NONONONONONOOOOO!!! It cannot be! It’s OUR dingy under the concrete.
What to do?
It shouldn’t be too difficult to pop it out again? Right? Right?
WRONG!!!!!
It wasn’t budging an inch. The motor is pushed in underneath the concrete. Most of the jetty floats, but not this part. Our dingy must have floated in underneath at low tide. The really bad news is that the tide is still rising and pushing our dingy ever more into the water. This means that even if the motor is still okay now, it won’t be okay for long.
We borrow a rowboat from the marina to reach the dingy. It is in such an awkward position. The rowboat itself looks quite neglected and not too stable. While leaning out to push down on our dingy, Frans nearly capsizes it. It is impossible.

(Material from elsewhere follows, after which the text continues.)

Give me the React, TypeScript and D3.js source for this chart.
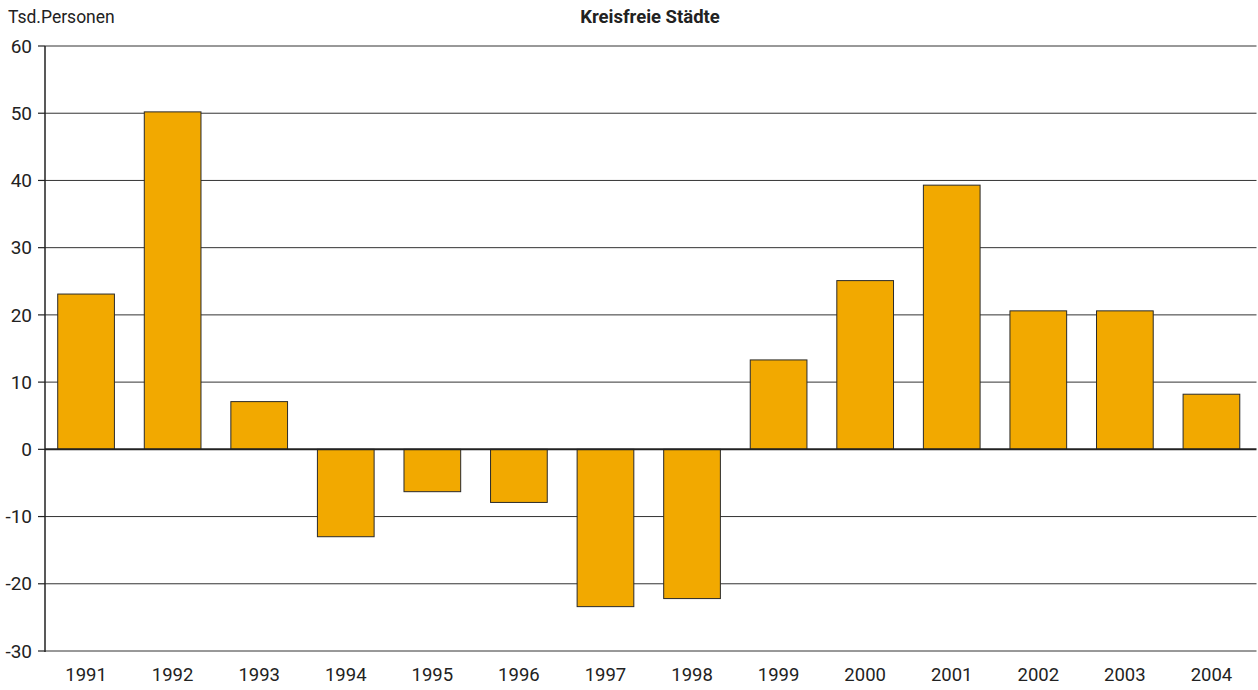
import React from "react";
import * as d3 from "d3";

const years = ["1991","1992","1993","1994","1995","1996","1997","1998","1999","2000","2001","2002","2003","2004"];
const values = [23.1, 50.2, 7.1, -13.0, -6.3, -7.9, -23.4, -22.2, 13.3, 25.1, 39.3, 20.6, 20.6, 8.2];
const yTicks = [60, 50, 40, 30, 20, 10, 0, -10, -20, -30];
const title = "Kreisfreie Städte";
const unitLabel = "Tsd.Personen";

const W = 1258, H = 690;
const left = 45, right = 1256.5, top = 46, bottom = 651;
const font = "'Liberation Sans Narrow', 'Arial Narrow', Roboto, sans-serif";

export default function App() {
  const x = d3.scaleBand<string>().domain(years).range([43, 1254.5]).paddingInner(0.345).paddingOuter(0.17);
  const y = d3.scaleLinear().domain([-30, 60]).range([bottom, top]);
  return (
    <svg width={W} height={H} style={{ position: "absolute", left: 0, top: 0 }}>
      <rect width={W} height={H} fill="#fff" />
      {yTicks.map(t => (
        <g key={t}>
          {t !== 0 && <line x1={left} x2={right} y1={y(t)} y2={y(t)} stroke="#333" strokeWidth={1} />}
          <line x1={left - 7} x2={left} y1={y(t)} y2={y(t)} stroke="#222" strokeWidth={1.2} />
          <text x={left - 13} y={y(t)} dy="0.35em" textAnchor="end" fontFamily={font} fontSize={19} fill="#222">{t}</text>
        </g>
      ))}
      {values.map((v, i) => (
        <rect key={years[i]} x={x(years[i])!} width={x.bandwidth()}
          y={Math.min(y(v), y(0))} height={Math.abs(y(v) - y(0))}
          fill="#F2A900" stroke="#2a2a2a" strokeWidth={1} />
      ))}
      <line x1={left} x2={right} y1={y(0)} y2={y(0)} stroke="#222" strokeWidth={2} />
      <line x1={left} x2={left} y1={top} y2={bottom + 1} stroke="#222" strokeWidth={1.5} />
      {years.map(yr => (
        <text key={yr} x={x(yr)! + x.bandwidth() / 2} y={675} dy="0.35em" textAnchor="middle" fontFamily={font} fontSize={18.5} fill="#222">{yr}</text>
      ))}
      <text x={8} y={17} dy="0.35em" fontFamily={font} fontSize={17.5} fill="#222">{unitLabel}</text>
      <text x={650} y={17} dy="0.35em" textAnchor="middle" fontFamily={font} fontWeight="bold" fontSize={18.5} fill="#222">{title}</text>
    </svg>
  );
}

There is just one option left. Frans has to strip down and swim underneath the pier to assess the damage and find a possible solution.
Meanwhile, our boater family of earlier on – in true cruiser fashion – came to see if they could help us. We agreed that the Dad would take his family back to their boat and come back to see if we’ve made any progress. If we don’t get our dingy out, we have no way of reaching our own boat without help. The marina night watchman was really not very helpful at all. He lent us a boathook and gave us permission to use the dilapidated rowing boat and then retreated back into his office. Oh yes, he did offer the information that high tide was still about 4 hours away!
Sooo, no choice. Frans strips down to his denim and enters the freezing water. It really is not very deep, but VERY murky. He cannot budge the dingy, even when standing on the bottom. Next, he swims in underneath the pier. The good news is that the concrete pier is hollow and that there is a lot of free space above the motor. The bad news is that the dingy is very stuck underneath the side and Frans is not able to push the dingy out. If he pushes down on the motor, it will be submerged. (Salt water is very bad for engines).
At this point, some of us are on top of the pier, shining our cell-phone lights through the slats so that he can see more clearly. Frans reckons that the whole dingy should fit into the space underneath the pier. Therefore he pushes down on the dingy again. This time it is not necessary to bring the part with the motor out, but to just push the nose inside little by little. It works!
It seems that there is enough freeboard above the dingy for it to survive the rising tide. Or so we pray. Frans ties it in position so that it won’t drift around and he dives back underneath the concrete. Now all we need to do is wait for low tide. The tide only turns at 2:00 am.
Our good Samaritan arrives back (it is a loooong dingy ride to the boats) and he takes us all back to Shang Du for some much needed sleep. He arranges with Frans to pick him up again at 3:00 am so that they can be there when the dingy starts moving out from the pier. What an amazing guy!
Boy, am I glad that I am not the Captain – but only the wife – as the alarm goes off in the wee hours. They leave in the dingy, and end up spending about three more hours in the cold (Frans being wet from another inspection swim), before the tide is low enough to slide the dingy out. The motor starts without incident. God is so good! He protected our motor and sent us the right people at just the right time.
Looking back, I find that we have no photos of this whole incident. I think that it was just too painful to admit that we actually allowed this to happen. We DO have a photo showing the after-effects of the trauma to the dingy.
This is what our dingy looked like after its 79th street Marina experience. We had to inflate it every time before using it and we even had to keep on pumping as we put-putted to our destination.
We also have some lovely photos of the Good Samaritan Family when they visited our boat some time after the incident.
1 comment
Wow, what an amazing story! I see why you bought another dingy. Just jumping n the Hudson is a story of its own.
I would submit that story to a cruising magazine!
Thank God there was someone to help with the ordeal. It’s amazing what you can do under pressure.